Artichokes are a gimme, more metaphor than food already, so we’ll start there. For you, I will trim the thorny leaf-tips, carefully scrape out all the choking little barbs that guard the heart, then blanch them in salty, lemony water until a small knife slides in easily (just a little knife, just a little bit, just testing). Then, because you appreciate things one step past simple, I will coat the tamed thistles in olive oil, give them another little sprinkle of salt and pepper, and grill them over charcoal, because Christmas here is 70 and sunny, and you’re done with nostalgia. I’ll serve them, smoky and warm, with aioli, the sauce you like as much as a word as you do a food.
While we gnaw on the slippery leaves, and you tell me again that you’d like to name our imaginary daughter Aioli, the bison shanks will be quietly simmering in their bath of shallots and stock, patience and time gently softening resilient connective tissue into melting tenderness. In honor of these last few years, these newlywed years toughened by grief and worry, we will forgo the marbled ease of beautiful steaks for the primitive comfort of a piece of meat with bone and marrow intact. With reverence for the life we have, I’ll have added a generous splash of decent wine to the pot. Depending on the bottle I open, I’ll add something unexpected to the braise, dried sour cherries or maybe smoked chilies. I know that the sauce, reduced in the end to a luxurious density and sheen, will be delicious regardless of the variation.
Though it will only be the two of us, we will feast. There will be Brussels sprouts, self-contained and sentimental, cut-side browned in butter until nutty, sprinkled with toasted pine nuts in case you miss the hint. There will be mushroom risotto, rice to make the meal seem complete. There will be, let’s face it, too much food, farmer’s market treasures auditioning to become the next go-to dish. You will be pleased with the excess, not only because it means a week of decisions made, but because it reminds you of that rush you get when buying groceries, that feeling that anything is within your grasp. Then, after we’ve flooded all sensory inputs with data, after we’ve said that we couldn’t possibly taste another molecule, we’ll have cake.

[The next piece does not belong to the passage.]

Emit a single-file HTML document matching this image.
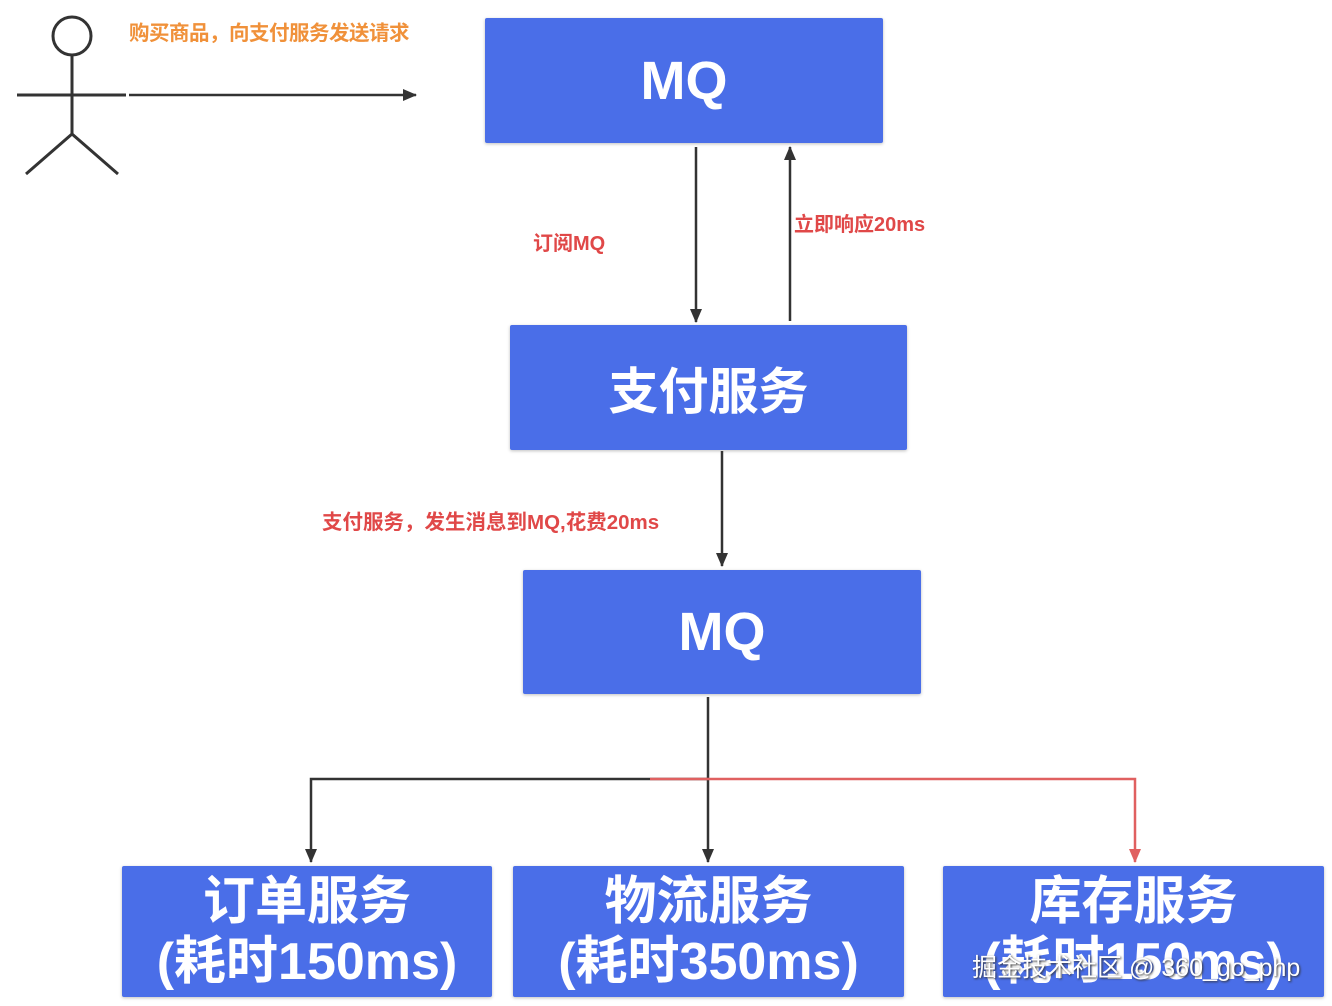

The cake, your cake, will be chocolatey and decadent, a celebration of the creativity you encourage. A rich finale made just for you, after a year, a lifetime, of obligation and worry. A cake, because the dutiful son, the devoted husband, deserves to be a boy sometimes, to have something freely given to him that is all love, all pleasure, all his. Merry Christmas, baby. I made you a cake.